Print nothing but the lines from the start of the listing below through the line that contains "total = [16.0, 7.8, 6.6, 7.4, 10.9, 3.9, 44.7, 2.7]". Do not include the pictures.
----- Collected material
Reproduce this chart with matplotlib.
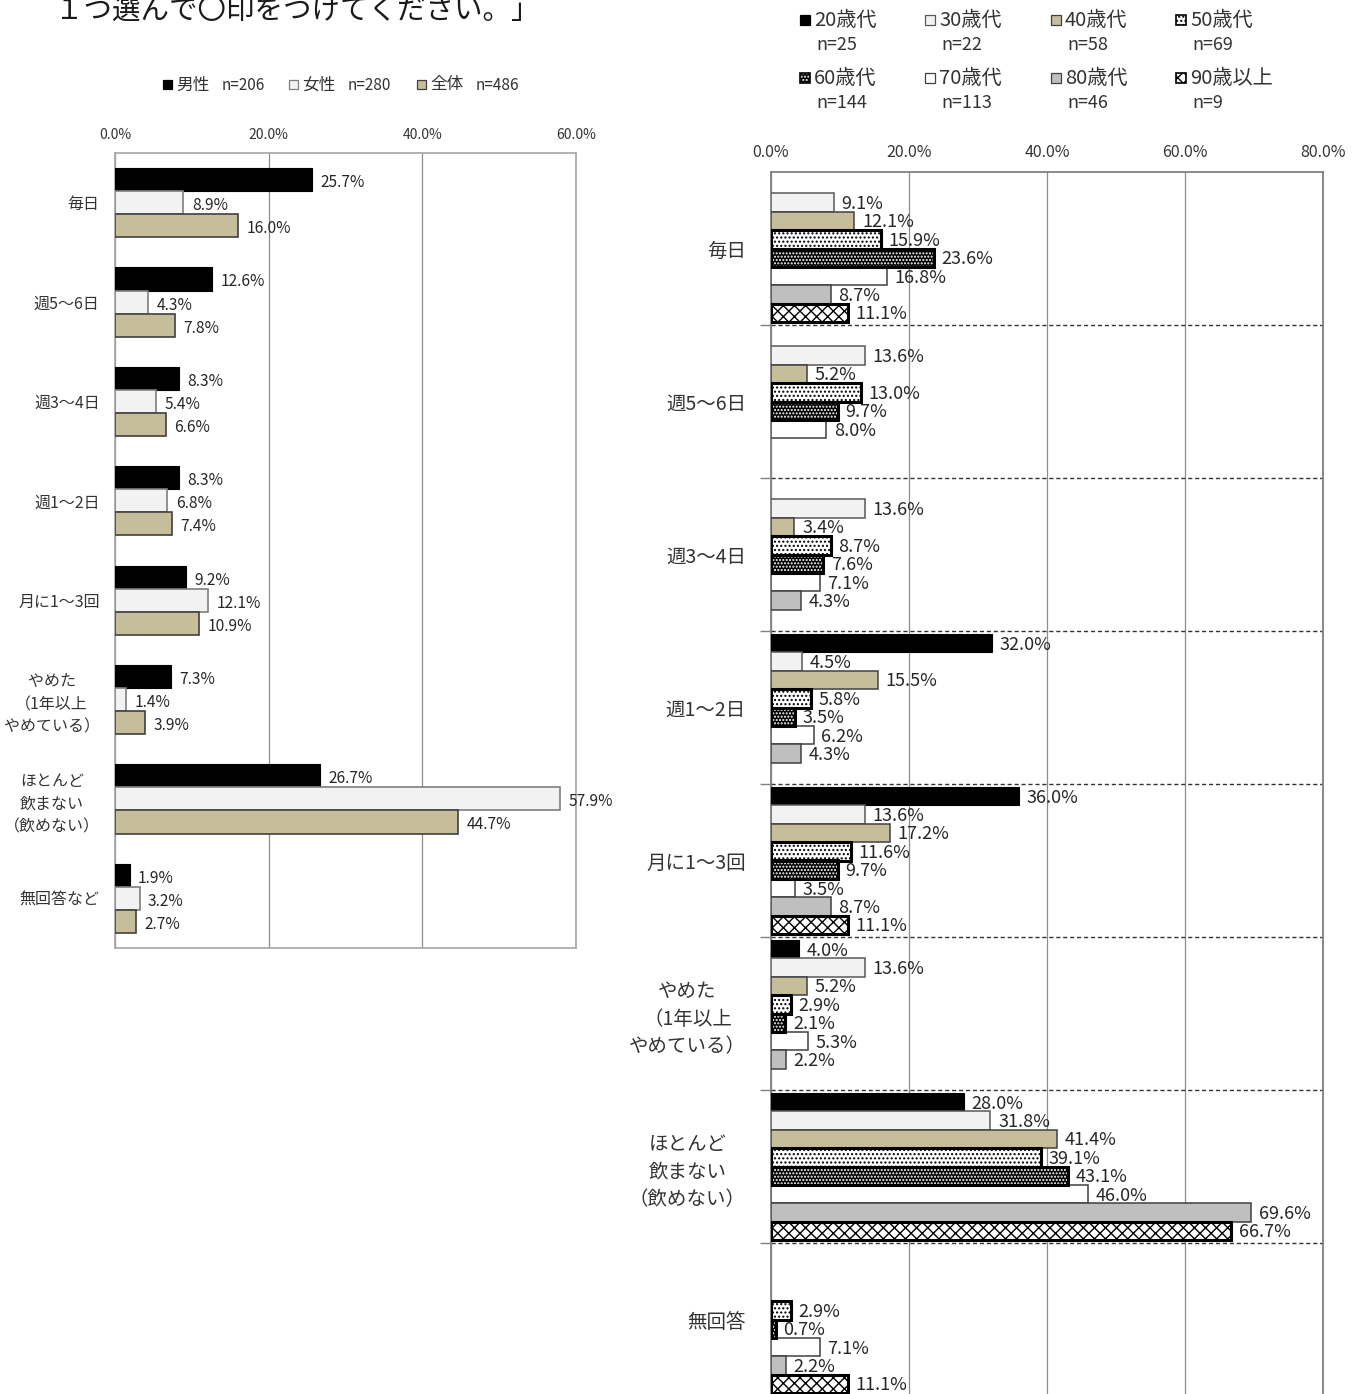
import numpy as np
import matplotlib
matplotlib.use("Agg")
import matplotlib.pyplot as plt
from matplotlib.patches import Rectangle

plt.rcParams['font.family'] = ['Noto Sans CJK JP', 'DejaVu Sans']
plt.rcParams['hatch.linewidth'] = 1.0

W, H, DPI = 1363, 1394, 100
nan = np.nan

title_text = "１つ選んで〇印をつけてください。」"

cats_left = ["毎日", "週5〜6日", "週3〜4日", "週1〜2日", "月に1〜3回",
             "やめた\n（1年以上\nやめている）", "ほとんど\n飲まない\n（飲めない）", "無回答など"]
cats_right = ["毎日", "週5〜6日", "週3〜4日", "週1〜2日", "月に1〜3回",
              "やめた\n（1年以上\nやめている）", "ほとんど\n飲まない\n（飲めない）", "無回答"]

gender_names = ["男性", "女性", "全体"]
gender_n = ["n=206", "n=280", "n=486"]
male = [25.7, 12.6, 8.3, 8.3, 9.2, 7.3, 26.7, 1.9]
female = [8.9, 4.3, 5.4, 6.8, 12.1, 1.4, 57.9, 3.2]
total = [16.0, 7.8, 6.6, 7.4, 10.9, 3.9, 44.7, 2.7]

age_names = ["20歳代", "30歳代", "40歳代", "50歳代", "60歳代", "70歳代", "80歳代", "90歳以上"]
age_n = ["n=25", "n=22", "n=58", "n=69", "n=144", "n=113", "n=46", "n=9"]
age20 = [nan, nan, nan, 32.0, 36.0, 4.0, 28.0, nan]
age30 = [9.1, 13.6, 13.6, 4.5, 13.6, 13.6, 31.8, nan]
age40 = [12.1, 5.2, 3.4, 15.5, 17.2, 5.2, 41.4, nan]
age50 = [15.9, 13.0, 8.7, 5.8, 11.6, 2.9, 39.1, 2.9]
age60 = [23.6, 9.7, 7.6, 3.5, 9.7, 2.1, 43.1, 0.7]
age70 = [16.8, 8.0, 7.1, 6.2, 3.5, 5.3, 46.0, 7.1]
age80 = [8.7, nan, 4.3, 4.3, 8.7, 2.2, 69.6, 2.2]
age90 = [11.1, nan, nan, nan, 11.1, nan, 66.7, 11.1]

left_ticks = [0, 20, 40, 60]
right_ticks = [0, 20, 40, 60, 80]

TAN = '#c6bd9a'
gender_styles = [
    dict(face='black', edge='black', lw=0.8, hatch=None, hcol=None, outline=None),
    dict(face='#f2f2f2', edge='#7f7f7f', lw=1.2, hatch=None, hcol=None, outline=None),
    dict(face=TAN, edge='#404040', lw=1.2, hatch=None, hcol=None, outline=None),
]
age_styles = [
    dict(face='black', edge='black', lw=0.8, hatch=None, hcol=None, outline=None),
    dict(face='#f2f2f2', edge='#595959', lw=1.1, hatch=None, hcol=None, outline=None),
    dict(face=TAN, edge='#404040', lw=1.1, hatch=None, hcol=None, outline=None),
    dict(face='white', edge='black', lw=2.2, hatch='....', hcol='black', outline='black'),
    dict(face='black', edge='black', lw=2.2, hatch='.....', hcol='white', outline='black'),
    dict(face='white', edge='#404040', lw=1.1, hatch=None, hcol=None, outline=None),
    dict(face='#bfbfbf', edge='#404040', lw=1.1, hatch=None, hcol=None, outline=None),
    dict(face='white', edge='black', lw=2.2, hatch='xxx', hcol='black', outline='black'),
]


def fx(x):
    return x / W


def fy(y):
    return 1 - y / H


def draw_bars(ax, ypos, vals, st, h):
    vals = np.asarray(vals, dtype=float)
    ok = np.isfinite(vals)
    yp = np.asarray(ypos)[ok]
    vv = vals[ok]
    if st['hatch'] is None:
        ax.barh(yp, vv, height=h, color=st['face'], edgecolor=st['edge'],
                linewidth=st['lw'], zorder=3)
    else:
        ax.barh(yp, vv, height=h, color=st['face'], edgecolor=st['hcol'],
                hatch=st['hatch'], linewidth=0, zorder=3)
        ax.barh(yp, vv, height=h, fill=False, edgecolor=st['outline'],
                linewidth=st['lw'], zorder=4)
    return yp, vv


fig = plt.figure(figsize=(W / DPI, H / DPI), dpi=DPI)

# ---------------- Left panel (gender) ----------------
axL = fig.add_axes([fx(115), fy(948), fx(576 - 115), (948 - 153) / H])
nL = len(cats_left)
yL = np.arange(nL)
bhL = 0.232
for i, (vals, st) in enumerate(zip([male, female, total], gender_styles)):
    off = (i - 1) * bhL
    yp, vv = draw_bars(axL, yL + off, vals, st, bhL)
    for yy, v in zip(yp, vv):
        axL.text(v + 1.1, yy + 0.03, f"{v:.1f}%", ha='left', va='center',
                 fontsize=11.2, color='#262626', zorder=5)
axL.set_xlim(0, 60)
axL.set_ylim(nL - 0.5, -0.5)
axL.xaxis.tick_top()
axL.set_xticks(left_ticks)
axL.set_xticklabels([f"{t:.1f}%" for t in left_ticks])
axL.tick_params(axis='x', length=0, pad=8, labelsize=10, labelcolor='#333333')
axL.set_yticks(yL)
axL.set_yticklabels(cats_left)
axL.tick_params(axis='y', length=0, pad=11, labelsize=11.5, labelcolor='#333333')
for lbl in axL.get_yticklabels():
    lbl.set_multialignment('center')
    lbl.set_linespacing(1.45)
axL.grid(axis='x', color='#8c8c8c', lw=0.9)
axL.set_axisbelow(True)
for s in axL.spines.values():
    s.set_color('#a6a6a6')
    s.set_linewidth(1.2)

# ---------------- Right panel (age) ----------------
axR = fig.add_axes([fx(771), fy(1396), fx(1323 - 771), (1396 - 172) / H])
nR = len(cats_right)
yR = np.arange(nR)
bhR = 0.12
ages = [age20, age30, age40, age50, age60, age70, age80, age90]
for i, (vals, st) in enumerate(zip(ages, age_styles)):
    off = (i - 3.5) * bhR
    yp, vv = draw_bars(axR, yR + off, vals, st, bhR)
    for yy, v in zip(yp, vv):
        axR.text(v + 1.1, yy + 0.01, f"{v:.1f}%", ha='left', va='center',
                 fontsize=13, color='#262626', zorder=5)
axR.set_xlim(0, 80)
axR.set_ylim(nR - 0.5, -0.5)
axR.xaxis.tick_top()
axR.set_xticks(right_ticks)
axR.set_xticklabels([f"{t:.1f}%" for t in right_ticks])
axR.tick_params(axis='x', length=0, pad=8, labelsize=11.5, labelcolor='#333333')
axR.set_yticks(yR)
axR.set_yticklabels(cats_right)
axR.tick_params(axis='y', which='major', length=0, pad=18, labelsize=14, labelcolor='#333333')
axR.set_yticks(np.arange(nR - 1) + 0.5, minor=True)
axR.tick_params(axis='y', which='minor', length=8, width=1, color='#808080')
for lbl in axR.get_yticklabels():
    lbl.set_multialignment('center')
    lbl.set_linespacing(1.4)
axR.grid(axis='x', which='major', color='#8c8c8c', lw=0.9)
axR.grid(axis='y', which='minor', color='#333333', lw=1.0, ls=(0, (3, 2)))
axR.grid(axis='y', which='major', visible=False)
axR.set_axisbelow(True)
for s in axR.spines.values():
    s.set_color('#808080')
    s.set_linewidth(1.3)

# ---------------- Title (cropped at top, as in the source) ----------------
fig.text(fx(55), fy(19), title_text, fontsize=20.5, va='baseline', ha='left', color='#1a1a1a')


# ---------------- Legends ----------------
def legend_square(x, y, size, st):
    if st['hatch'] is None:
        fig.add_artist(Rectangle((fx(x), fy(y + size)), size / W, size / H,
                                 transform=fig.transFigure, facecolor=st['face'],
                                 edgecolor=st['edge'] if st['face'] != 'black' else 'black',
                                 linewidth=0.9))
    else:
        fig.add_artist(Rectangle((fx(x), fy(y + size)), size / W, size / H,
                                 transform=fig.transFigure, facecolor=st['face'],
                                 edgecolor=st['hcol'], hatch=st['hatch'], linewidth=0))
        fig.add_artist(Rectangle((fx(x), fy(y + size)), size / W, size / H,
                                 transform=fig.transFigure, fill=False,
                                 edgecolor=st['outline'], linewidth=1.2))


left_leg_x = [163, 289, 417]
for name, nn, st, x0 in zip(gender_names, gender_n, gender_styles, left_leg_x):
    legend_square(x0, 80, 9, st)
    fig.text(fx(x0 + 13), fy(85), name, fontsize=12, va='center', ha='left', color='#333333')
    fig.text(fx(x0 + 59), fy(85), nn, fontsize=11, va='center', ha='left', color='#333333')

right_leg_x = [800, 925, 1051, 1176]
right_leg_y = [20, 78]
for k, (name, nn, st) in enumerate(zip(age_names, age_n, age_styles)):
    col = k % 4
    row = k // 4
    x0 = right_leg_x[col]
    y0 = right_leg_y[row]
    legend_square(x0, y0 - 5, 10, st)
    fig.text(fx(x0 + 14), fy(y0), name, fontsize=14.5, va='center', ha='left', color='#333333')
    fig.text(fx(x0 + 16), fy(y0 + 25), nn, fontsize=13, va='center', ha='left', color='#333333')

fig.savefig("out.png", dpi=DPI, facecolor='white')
----------
▸ Correct result
Reproduce this chart with matplotlib.
import numpy as np
import matplotlib
matplotlib.use("Agg")
import matplotlib.pyplot as plt
from matplotlib.patches import Rectangle

plt.rcParams['font.family'] = ['Noto Sans CJK JP', 'DejaVu Sans']
plt.rcParams['hatch.linewidth'] = 1.0

W, H, DPI = 1363, 1394, 100
nan = np.nan

title_text = "１つ選んで〇印をつけてください。」"

cats_left = ["毎日", "週5〜6日", "週3〜4日", "週1〜2日", "月に1〜3回",
             "やめた\n（1年以上\nやめている）", "ほとんど\n飲まない\n（飲めない）", "無回答など"]
cats_right = ["毎日", "週5〜6日", "週3〜4日", "週1〜2日", "月に1〜3回",
              "やめた\n（1年以上\nやめている）", "ほとんど\n飲まない\n（飲めない）", "無回答"]

gender_names = ["男性", "女性", "全体"]
gender_n = ["n=206", "n=280", "n=486"]
male = [25.7, 12.6, 8.3, 8.3, 9.2, 7.3, 26.7, 1.9]
female = [8.9, 4.3, 5.4, 6.8, 12.1, 1.4, 57.9, 3.2]
total = [16.0, 7.8, 6.6, 7.4, 10.9, 3.9, 44.7, 2.7]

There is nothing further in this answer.